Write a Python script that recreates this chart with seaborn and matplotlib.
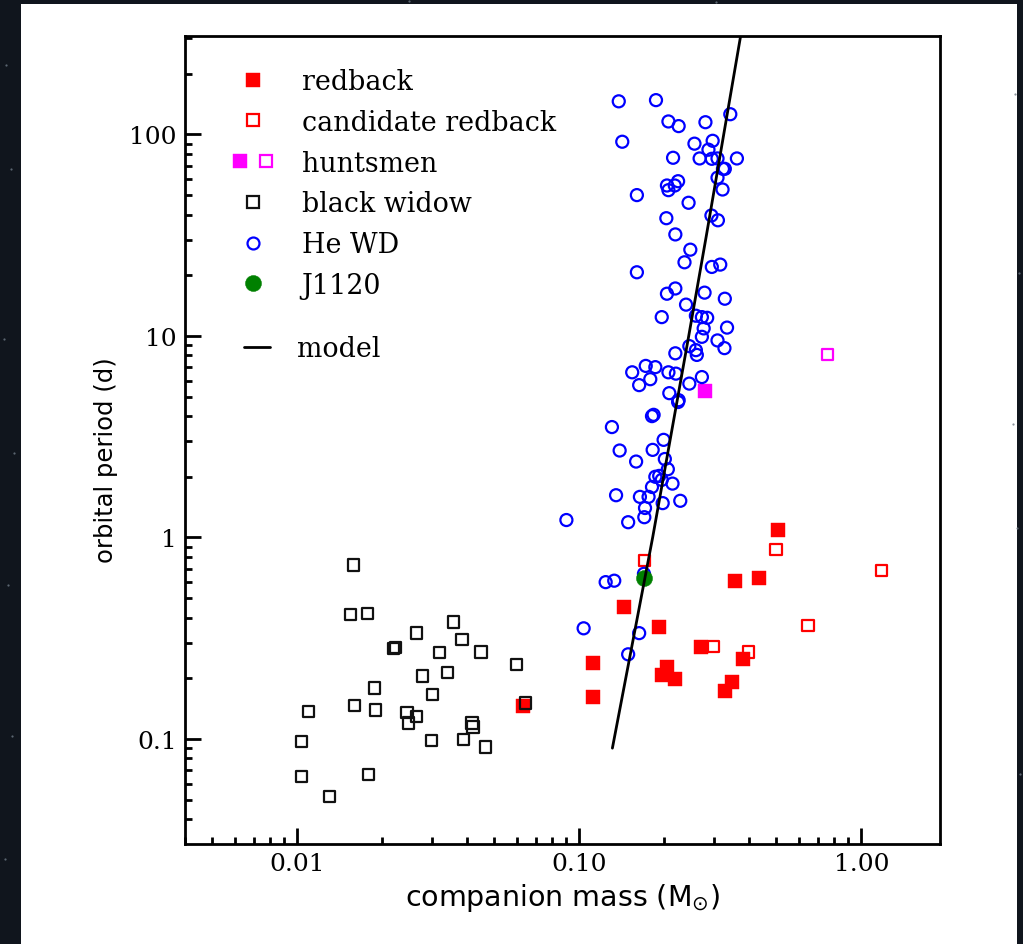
import numpy as np
import pandas as pd
import seaborn as sns
import matplotlib
matplotlib.use("Agg")
import matplotlib.pyplot as plt
from matplotlib.lines import Line2D
from matplotlib.legend_handler import HandlerTuple
from matplotlib.patches import Rectangle
from matplotlib.ticker import FixedLocator, FixedFormatter, LogLocator, NullFormatter

# ---- companion mass (Msun) and orbital period (d) per population ----
redback_mass = [0.505, 0.357, 0.435, 0.144, 0.191, 0.270, 0.112, 0.2045, 0.196,
                0.219, 0.379, 0.348, 0.329, 0.112, 0.0634]
redback_pb = [1.09, 0.61, 0.63, 0.45, 0.36, 0.287, 0.237, 0.228, 0.208,
              0.198, 0.25, 0.192, 0.172, 0.1615, 0.146]

cand_rb_mass = [0.498, 0.170, 1.18, 0.647, 0.299, 0.3985]
cand_rb_pb = [0.87, 0.77, 0.685, 0.365, 0.287, 0.27]

huntsmen_mass = [0.278]
huntsmen_pb = [5.35]
cand_huntsmen_mass = [0.76]
cand_huntsmen_pb = [8.07]

bw_mass = [0.01584, 0.01542, 0.01776, 0.0358, 0.02642, 0.02226, 0.02195, 0.03834,
           0.03197, 0.04477, 0.05979, 0.02781, 0.03412, 0.01875, 0.03017, 0.01593,
           0.01096, 0.0189, 0.02447, 0.02654, 0.02481, 0.0416, 0.04195, 0.01038,
           0.0300, 0.03888, 0.04642, 0.01038, 0.0179, 0.01299, 0.0643]
bw_pb = [0.729, 0.415, 0.418, 0.381, 0.336, 0.285, 0.280, 0.311,
         0.269, 0.270, 0.234, 0.205, 0.213, 0.179, 0.166, 0.146,
         0.137, 0.139, 0.135, 0.1295, 0.120, 0.120, 0.1147, 0.0973,
         0.0981, 0.0992, 0.0913, 0.0652, 0.0665, 0.0519, 0.151]

hewd_mass = [0.138, 0.187, 0.207, 0.225, 0.280, 0.343, 0.142, 0.256, 0.297, 0.287,
             0.215, 0.267, 0.295, 0.309, 0.362, 0.323, 0.328, 0.309, 0.160, 0.2045,
             0.207, 0.218, 0.224, 0.322, 0.244, 0.2035, 0.294, 0.310, 0.219, 0.2475,
             0.236, 0.295, 0.316, 0.160, 0.2045, 0.219, 0.278, 0.328, 0.239, 0.196,
             0.259, 0.272, 0.284, 0.334, 0.276, 0.272, 0.309, 0.327, 0.2455, 0.259,
             0.261, 0.219, 0.154, 0.172, 0.186, 0.1785, 0.207, 0.220, 0.163, 0.2455,
             0.272, 0.2085, 0.225, 0.224, 0.1834, 0.181, 0.1305, 0.199, 0.139, 0.182,
             0.159, 0.201, 0.206, 0.186, 0.192, 0.196, 0.214, 0.181, 0.135, 0.164,
             0.176, 0.1975, 0.228, 0.171, 0.170, 0.149, 0.090, 0.124, 0.133, 0.1036,
             0.163, 0.149, 0.1695]
hewd_pb = [146, 148, 116, 110, 115, 126, 92, 90, 93, 84,
           76.6, 76, 75.7, 76, 76, 67.5, 67.5, 61, 50, 55.8,
           52.9, 55.8, 58.6, 53.3, 45.8, 38.4, 39.6, 37.5, 31.9, 26.8,
           23.2, 22.0, 22.6, 20.7, 16.2, 17.2, 16.4, 15.3, 14.3, 12.4,
           12.6, 12.4, 12.3, 11.0, 10.9, 9.9, 9.5, 8.7, 8.9, 8.5,
           8.05, 8.2, 6.6, 7.1, 7.0, 6.1, 6.6, 6.5, 5.7, 5.8,
           6.25, 5.2, 4.8, 4.7, 4.06, 4.0, 3.53, 3.05, 2.7, 2.72,
           2.38, 2.45, 2.18, 2.0, 2.02, 1.93, 1.85, 1.78, 1.62, 1.59,
           1.59, 1.48, 1.52, 1.40, 1.26, 1.19, 1.22, 0.60, 0.61, 0.354,
           0.335, 0.263, 0.66]

j1120_mass = [0.169]
j1120_pb = [0.63]

# mass-period relation for He white dwarfs
model_mass = [0.131, 0.182, 0.244, 0.2817, 0.373]
model_pb = [0.090, 1.0, 9.9, 31.1, 307.0]


def frame(m, p):
    return pd.DataFrame({"mass": m, "pb": p})


sns.set_theme(style="ticks")
plt.rcParams["font.family"] = ["DejaVu Sans"]
plt.rcParams["text.color"] = "black"
plt.rcParams["axes.labelcolor"] = "black"

fig = plt.figure(figsize=(10.23, 9.45), dpi=100)
fig.patch.set_facecolor("#10151d")
# white panel behind the plot
fig.add_artist(Rectangle((21 / 1023, 0), 996 / 1023, 940 / 945,
                         transform=fig.transFigure, facecolor="white",
                         edgecolor="none", zorder=0))
# a few faint stars on the dark border
star_x = [0.006, 0.011, 0.004, 0.014, 0.008, 0.012, 0.005, 0.992, 0.996, 0.990, 0.994, 0.997, 0.40, 0.70]
star_y = [0.93, 0.82, 0.64, 0.52, 0.38, 0.22, 0.09, 0.90, 0.71, 0.55, 0.44, 0.18, 0.998, 0.997]
fig.add_artist(Line2D(star_x, star_y, transform=fig.transFigure, ls="", marker="o",
                      ms=1.6, mfc="#6f7a86", mec="none", alpha=0.8))

ax = fig.add_axes([185 / 1023, 100 / 945, 755 / 1023, 808 / 945])
ax.set_facecolor("white")
ax.set_xscale("log")
ax.set_yscale("log")

sns.scatterplot(data=frame(redback_mass, redback_pb), x="mass", y="pb", ax=ax,
                marker="s", s=92, color="red", edgecolor="red", linewidth=0.3, zorder=3)
sns.scatterplot(data=frame(cand_rb_mass, cand_rb_pb), x="mass", y="pb", ax=ax,
                marker="s", s=66, facecolors="none", edgecolor="red", linewidth=1.6, zorder=3)
sns.scatterplot(data=frame(huntsmen_mass, huntsmen_pb), x="mass", y="pb", ax=ax,
                marker="s", s=92, color="magenta", edgecolor="magenta", linewidth=0.3, zorder=3)
sns.scatterplot(data=frame(cand_huntsmen_mass, cand_huntsmen_pb), x="mass", y="pb", ax=ax,
                marker="s", s=66, facecolors="none", edgecolor="magenta", linewidth=1.6, zorder=3)
sns.scatterplot(data=frame(bw_mass, bw_pb), x="mass", y="pb", ax=ax,
                marker="s", s=66, facecolors="none", edgecolor="#111111", linewidth=1.6, zorder=3)
sns.scatterplot(data=frame(hewd_mass, hewd_pb), x="mass", y="pb", ax=ax,
                marker="o", s=75, facecolors="none", edgecolor="blue", linewidth=1.6, zorder=3)
sns.scatterplot(data=frame(j1120_mass, j1120_pb), x="mass", y="pb", ax=ax,
                marker="o", s=135, color="green", edgecolor="green", linewidth=0.3, zorder=4)
sns.lineplot(data=frame(model_mass, model_pb), x="mass", y="pb", ax=ax, sort=False,
             color="black", linewidth=2.0, zorder=5)

ax.set_xlim(0.004, 1.9)
ax.set_ylim(0.0301, 308)

# ticks
ax.xaxis.set_major_locator(FixedLocator([0.01, 0.1, 1.0]))
ax.xaxis.set_major_formatter(FixedFormatter(["0.01", "0.10", "1.00"]))
ax.xaxis.set_minor_locator(LogLocator(base=10, subs=np.arange(2, 10)))
ax.xaxis.set_minor_formatter(NullFormatter())
ax.yaxis.set_major_locator(FixedLocator([0.1, 1, 10, 100]))
ax.yaxis.set_major_formatter(FixedFormatter(["0.1", "1", "10", "100"]))
ax.yaxis.set_minor_locator(LogLocator(base=10, subs=np.arange(2, 10)))
ax.yaxis.set_minor_formatter(NullFormatter())

ax.tick_params(which="both", direction="in", top=False, right=False, width=2, color="black")
ax.tick_params(which="major", length=11.5, pad=6)
ax.tick_params(which="minor", length=5)
for lab in ax.get_xticklabels() + ax.get_yticklabels():
    lab.set_family("DejaVu Serif")
    lab.set_fontsize(18)
    lab.set_color("black")
for sp in ax.spines.values():
    sp.set_linewidth(2)
    sp.set_color("black")

ax.set_xlabel(r"companion mass (M$_{\odot}$)", fontsize=20.5, color="black", labelpad=4)
ax.set_ylabel("orbital period (d)", fontsize=17.5, color="black", labelpad=8)
ax.yaxis.label.set_y(0.4765)

# legend
serif = {"family": "DejaVu Serif", "size": 19.4}
h_rb = Line2D([], [], ls="", marker="s", ms=9.6, mfc="red", mec="red", mew=0.3)
h_crb = Line2D([], [], ls="", marker="s", ms=8.1, mfc="none", mec="red", mew=1.6)
h_hf = Line2D([], [], ls="", marker="s", ms=9.6, mfc="magenta", mec="magenta", mew=0.3)
h_ho = Line2D([], [], ls="", marker="s", ms=8.1, mfc="none", mec="magenta", mew=1.6)
h_bw = Line2D([], [], ls="", marker="s", ms=8.1, mfc="none", mec="#111111", mew=1.6)
h_he = Line2D([], [], ls="", marker="o", ms=8.6, mfc="none", mec="blue", mew=1.6)
h_j = Line2D([], [], ls="", marker="o", ms=11.6, mfc="green", mec="green", mew=0.3)
leg1 = ax.legend([h_rb, h_crb, (h_hf, h_ho), h_bw, h_he, h_j],
                 ["redback", "candidate redback", "huntsmen", "black widow", "He WD", "J1120"],
                 handler_map={tuple: HandlerTuple(ndivide=None, pad=0.35)},
                 loc="upper left", bbox_to_anchor=(0.0473, 0.9737), borderaxespad=0,
                 frameon=False, prop=serif, handlelength=1.6, handletextpad=1.0,
                 labelspacing=0.51, labelcolor="black")
ax.add_artist(leg1)
h_m = Line2D([], [], color="black", lw=2.0)
ax.legend([h_m], ["model"], loc="upper left", bbox_to_anchor=(0.0639, 0.643),
          borderaxespad=0, frameon=False, prop=serif, handlelength=0.97,
          handletextpad=1.0, labelcolor="black")

fig.savefig("out.png", dpi=100, facecolor=fig.get_facecolor())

**YOUR TASK**
Whenever "matplotlib" turns up in a line, pick that line out.

**SOLUTION**
Write a Python script that recreates this chart with seaborn and matplotlib.
import matplotlib
matplotlib.use("Agg")
import matplotlib.pyplot as plt
from matplotlib.lines import Line2D
from matplotlib.legend_handler import HandlerTuple
from matplotlib.patches import Rectangle
from matplotlib.ticker import FixedLocator, FixedFormatter, LogLocator, NullFormatter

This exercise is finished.